Thursday, February 17, 2011

The Expert

Having grown up on the prairie, all that Danish Cowboy really knows of sledding consists of short hills and pulling a sled behind a four wheeler or a snowmobile.  Having grown up in central Pennsylvania, I know more.  A lot more.
I know so much in fact, that I would consider myself an expert.  I've always wanted to be the awesomest at something and now I've figured out what that is.  I am an expert sledder.

I've been downhill sledding since I can remember.  It started out with long treks to the water tower at the top of the highest hill in our neighborhood and then progressed to really long runs down the hill behind our church.  In late elementary school and middle school, my friend Becky and I (along with our dogs) would spend hours sledding.  We stayed out until the ice collected in such huge balls on our dogs' legs that guilt would force us inside.
There were no snowmobiles to pull us up to the top of the hill back then and we could read a run or build a snow jump with the best of them.  So when Danish Cowboy suggested we trade in our farm yard snow piles for the challenge of the rock hills, I was all in.  He (of course) snowmobiled out there with the kids.  I snowshoed.
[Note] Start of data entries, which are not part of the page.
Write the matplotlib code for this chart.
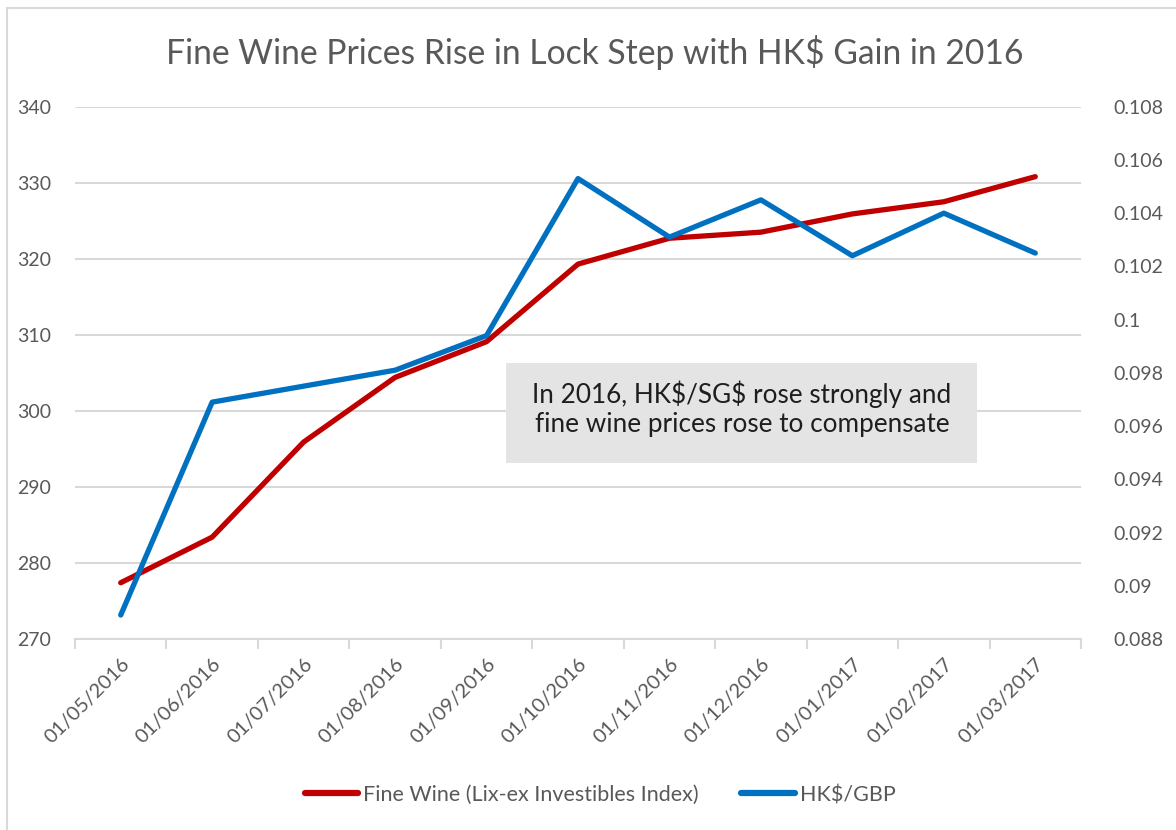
import matplotlib
matplotlib.use("Agg")
import matplotlib.pyplot as plt
from matplotlib.patches import Rectangle
from matplotlib.lines import Line2D
import numpy as np

# ---- data ----
dates = ["01/05/2016", "01/06/2016", "01/07/2016", "01/08/2016", "01/09/2016",
         "01/10/2016", "01/11/2016", "01/12/2016", "01/01/2017", "01/02/2017",
         "01/03/2017"]
fine_wine = [277.4, 283.4, 295.9, 304.4, 309.1, 319.3, 322.7, 323.5, 325.9, 327.5, 330.8]
hkd_gbp = [0.0889, 0.0969, 0.0975, 0.0981, 0.0994, 0.1053, 0.1031, 0.1045, 0.1024, 0.1040, 0.1025]
left_ticks = [270, 280, 290, 300, 310, 320, 330, 340]
right_ticks = [0.088, 0.090, 0.092, 0.094, 0.096, 0.098, 0.100, 0.102, 0.104, 0.106, 0.108]

title = "Fine Wine Prices Rise in Lock Step with HK\\$ Gain in 2016"
note = "In 2016, HK\\$/SG\\$ rose strongly and\nfine wine prices rose to compensate"
label_wine = "Fine Wine (Lix-ex Investibles Index)"
label_fx = "HK\\$/GBP"

RED = "#c00000"
BLUE = "#0070c0"
GRID = "#d9d9d9"
TXT = "#595959"

plt.rcParams["font.family"] = ["Lato", "DejaVu Sans"]

W, H = 1176, 830
fig = plt.figure(figsize=(W / 100, H / 100), dpi=100)
fig.patch.set_facecolor("white")

# outer chart frame (cut off at right/bottom like the reference)
fig.patches.append(Rectangle((7 / W, -0.05), 1.2, 1 - 8 / H + 0.05,
                             transform=fig.transFigure, fill=False,
                             edgecolor=GRID, lw=1.5, zorder=0))

ax = fig.add_axes([75 / W, 1 - 639 / H, (1081 - 75) / W, (639 - 106.7) / H])
x = np.arange(len(dates))

ax.set_xlim(-0.5, len(dates) - 0.5)
ax.set_ylim(270, 340)
ax.set_yticks(left_ticks)
ax.set_yticklabels([str(v) for v in left_ticks])
ax.yaxis.grid(True, color=GRID, lw=1.5)
ax.set_axisbelow(True)
for s in ["top", "right", "left"]:
    ax.spines[s].set_visible(False)
ax.spines["bottom"].set_color(GRID)
ax.spines["bottom"].set_linewidth(1.5)
ax.tick_params(axis="y", length=0, pad=17, labelsize=14, labelcolor=TXT)

# boundary ticks (major) and label ticks (minor)
ax.set_xticks(np.arange(-0.5, len(dates), 1.0))
ax.set_xticklabels([])
ax.tick_params(axis="x", which="major", length=7, width=1.5, color=GRID)
ax.set_xticks(x, minor=True)
ax.set_xticklabels(dates, minor=True, rotation=45, ha="right",
                   rotation_mode="anchor", fontsize=14.5, color=TXT)
ax.tick_params(axis="x", which="minor", length=0, pad=12)

ax.plot(x, fine_wine, color=RED, lw=3.8, solid_capstyle="round",
        solid_joinstyle="round", zorder=3)

ax2 = ax.twinx()
ax2.set_ylim(0.088, 0.108)
ax2.set_yticks(right_ticks)
ax2.set_yticklabels([f"{v:.3f}".rstrip("0").rstrip(".") for v in right_ticks])
for s in ax2.spines.values():
    s.set_visible(False)
ax2.tick_params(axis="y", length=0, pad=23, labelsize=14, labelcolor=TXT)
ax2.plot(x, hkd_gbp, color=BLUE, lw=3.8, solid_capstyle="round",
         solid_joinstyle="round", zorder=3)

# annotation box
fig.patches.append(Rectangle((506 / W, 1 - 463 / H), (977 - 506) / W, 100 / H,
                             transform=fig.transFigure, facecolor="#e4e4e4",
                             edgecolor="none", zorder=5))
fig.text(742 / W, 1 - 409 / H, note, ha="center", va="center",
         multialignment="center", fontsize=18.8, color="#1e1e1e",
         linespacing=1.2, zorder=6)

# title
fig.text(595 / W, 1 - 53 / H, title, ha="center", va="center",
         fontsize=24.2, color=TXT)

# legend
handles = [Line2D([], [], color=RED, lw=4.5, solid_capstyle="round"),
           Line2D([], [], color=BLUE, lw=4.5, solid_capstyle="round")]
fig.legend(handles, [label_wine, label_fx], loc="center",
           bbox_to_anchor=(600 / W, 1 - 795 / H), ncol=2, frameon=False,
           fontsize=15.5, labelcolor=TXT, handlelength=2.5, handletextpad=0.2,
           columnspacing=2.0)

fig.savefig("out.png", dpi=100, facecolor="white")
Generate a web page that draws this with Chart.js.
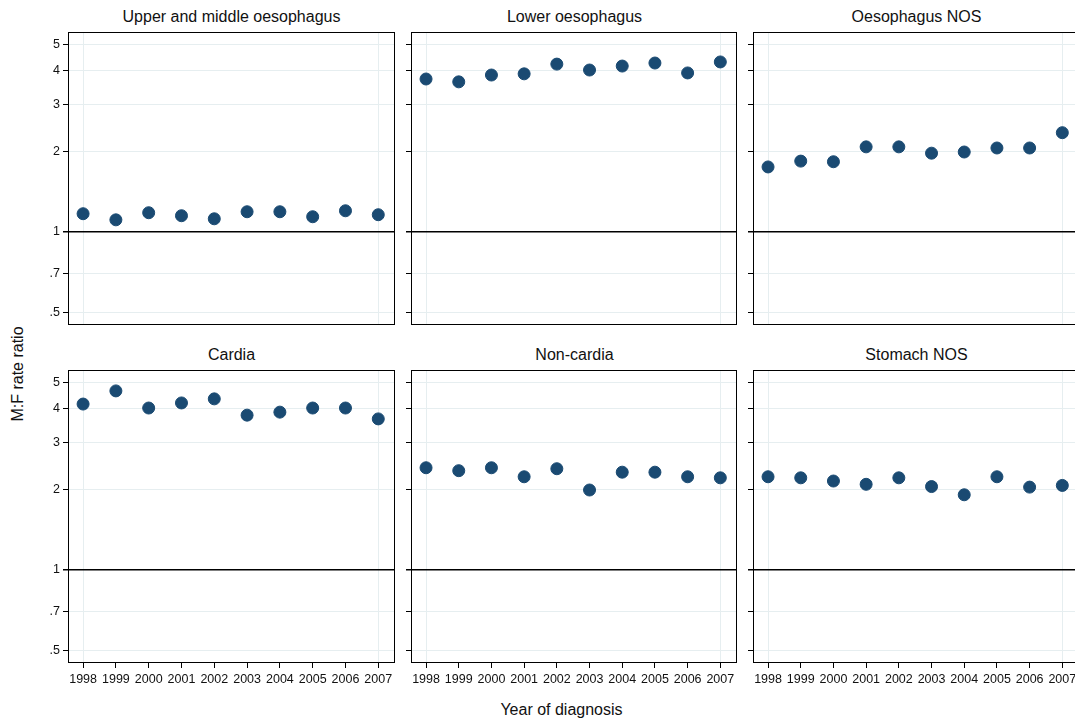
<!DOCTYPE html>
<html><head><meta charset="utf-8">
<script src="https://cdn.jsdelivr.net/npm/chart.js@4/dist/chart.umd.min.js"></script>
<style>
body{margin:0;width:1075px;height:719px;overflow:hidden;background:#fff;position:relative;font-family:"Liberation Sans",Arial,sans-serif}
canvas{position:absolute}
.t{position:absolute;font-size:16px;text-align:center;color:#111}
</style></head><body>
<div class="t" style="left:-82px;top:365px;transform:rotate(-90deg);width:200px;">M:F rate ratio</div>
<div class="t" style="left:58px;width:1007px;top:701px;">Year of diagnosis</div>
<script>
// ===== data =====
const years = [1998, 1999, 2000, 2001, 2002, 2003, 2004, 2005, 2006, 2007];
const yTicks = [0.5, 0.7, 1, 2, 3, 4, 5];
const titles = ["Upper and middle oesophagus", "Lower oesophagus", "Oesophagus NOS", "Cardia", "Non-cardia", "Stomach NOS"];
const upperMiddle = [1.17, 1.11, 1.18, 1.15, 1.12, 1.19, 1.19, 1.14, 1.20, 1.16];
const lowerOes = [3.73, 3.64, 3.86, 3.90, 4.24, 4.03, 4.17, 4.28, 3.93, 4.32];
const oesNOS = [1.75, 1.84, 1.83, 2.08, 2.08, 1.97, 1.99, 2.06, 2.06, 2.35];
const cardia = [4.17, 4.67, 4.03, 4.21, 4.36, 3.79, 3.89, 4.03, 4.03, 3.67];
const nonCardia = [2.41, 2.35, 2.41, 2.23, 2.39, 1.99, 2.32, 2.32, 2.23, 2.21];
const stomachNOS = [2.23, 2.21, 2.15, 2.09, 2.21, 2.05, 1.91, 2.23, 2.04, 2.07];
const series = [upperMiddle, lowerOes, oesNOS, cardia, nonCardia, stomachNOS];

const frame = {
  id: "frame",
  afterDraw(c) {
    const a = c.chartArea, ctx = c.ctx;
    ctx.save(); ctx.strokeStyle = "#000"; ctx.lineWidth = 1;
    ctx.strokeRect(a.left + 0.5, a.top + 0.5, a.right - a.left - 1, a.bottom - a.top - 1);
    ctx.restore();
  }
};

series.forEach((vals, i) => {
  const col = i % 3, row = Math.floor(i / 3);
  const left = col === 0;
  const bottom = row === 1;
  const cv = document.createElement("canvas");
  const cx = [30, 400, 742][col];
  const cw = left ? 365 : 337;
  const top = row === 0 ? 32 : 370;
  const ch = bottom ? 323 : 293;
  cv.style.left = cx + "px"; cv.style.top = top + "px";
  cv.style.width = cw + "px"; cv.style.height = ch + "px";
  document.body.appendChild(cv);
  const t = document.createElement("div");
  t.className = "t";
  t.textContent = titles[i];
  t.style.left = (cx + (left ? 38 : 11)) + "px";
  t.style.width = "327px";
  t.style.top = (top - 24) + "px";
  document.body.appendChild(t);

  new Chart(cv, {
    type: "scatter",
    data: { datasets: [{ data: years.map((y, k) => ({ x: y, y: vals[k] })),
      backgroundColor: "#1a4a72", borderColor: "#1a4a72", pointRadius: 6, pointHoverRadius: 6 }] },
    options: {
      responsive: false, animation: false, devicePixelRatio: 1,
      layout: { padding: 0, autoPadding: false },
      plugins: { legend: { display: false }, tooltip: { enabled: false } },
      scales: {
        x: {
          type: "linear", min: 1997.54, max: 2007.51,
          afterBuildTicks: s => { s.ticks = years.map(v => ({ value: v })); },
          afterFit: s => { s.height = bottom ? 30 : 0; s.paddingLeft = 0; s.paddingRight = 0; },
          border: { display: false },
          grid: {
            color: ctx => (ctx.index === 0 || ctx.index === years.length - 1) ? "#e6eef0" : "rgba(255,255,255,0)",
            drawTicks: bottom, tickLength: 5, tickColor: "#000"
          },
          ticks: { display: bottom, color: "#111", font: { size: 12.5, family: "Liberation Sans" }, maxRotation: 0, autoSkip: false,
            callback: v => String(v), padding: 4 }
        },
        y: {
          type: "logarithmic", min: 0.449, max: 5.59,
          afterBuildTicks: s => { s.ticks = yTicks.map(v => ({ value: v })); },
          afterFit: s => { s.width = left ? 38 : 11; s.paddingTop = 0; s.paddingBottom = 0; },
          border: { display: false },
          grid: {
            color: ctx => ctx.tick && ctx.tick.value === 1 ? "#000" : "#e6eef0",
            lineWidth: ctx => ctx.tick && ctx.tick.value === 1 ? 1.5 : 1,
            drawTicks: true, tickLength: 5, tickColor: "#000"
          },
          ticks: { display: left, color: "#111", font: { size: 12.5, family: "Liberation Sans" }, autoSkip: false,
            callback: v => v < 1 ? String(v).replace("0.", ".") : String(v) }
        }
      }
    },
    plugins: [frame]
  });
});
</script>
</body></html>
Let's just observe right now that there were no pictures taken on Sunday.  There was no time when my expert knowledge had to be relied upon.

When I got to the site that Danish Cowboy chose for the kids' first real sledding experience, I looked up.  Straight up.  Honest.  Here was my husband about to send my children over a 10 foot cliff.  So maybe it wasn't 90 degrees, but the drift was very close to near vertical.  I didn't say a word.  'Tis best to keep your mouth shut and let the lesson teach itself in these sensitive situations.
He sent the little guy over the first time with great success, great luck and a cheer at the end.  He sent him over again and there was a minor wrist injury that was easily healed with a little sympathy and a quick kiss from Mom.  He sent the little girl over and she went cheek first into the snow that had by now developed an icy crust due to the warm weather.  I gently suggested that maybe we should find another hill.

He gently reminded me that we were on the prairie and hills were in short supply.  Both kids refused to go down the hill again.  I refused to go down the hill.  It was so steep that even an expert was wary of it.
The rock hills that no doubt marked the spot for so many homesteaders before us are thankfully composed of multiple hills, so we loaded up the snowmobile and snowshoes and moved south.  He drove straight towards another steep hill, this one with rocks strewn about and then I proceeded to regale him with my sledding knowledge and we opted for the gentler hill, the one without rocks for them to hit, the one that might be fun for a three year old.  And what fun they did have.  They caught a little air, the run was pretty long and there were no major spills caused by cliff-diving off of snow drifts.   I might be useless at tractor driving and cattle-whispering, but sledding is where it's at.  The expert is on duty.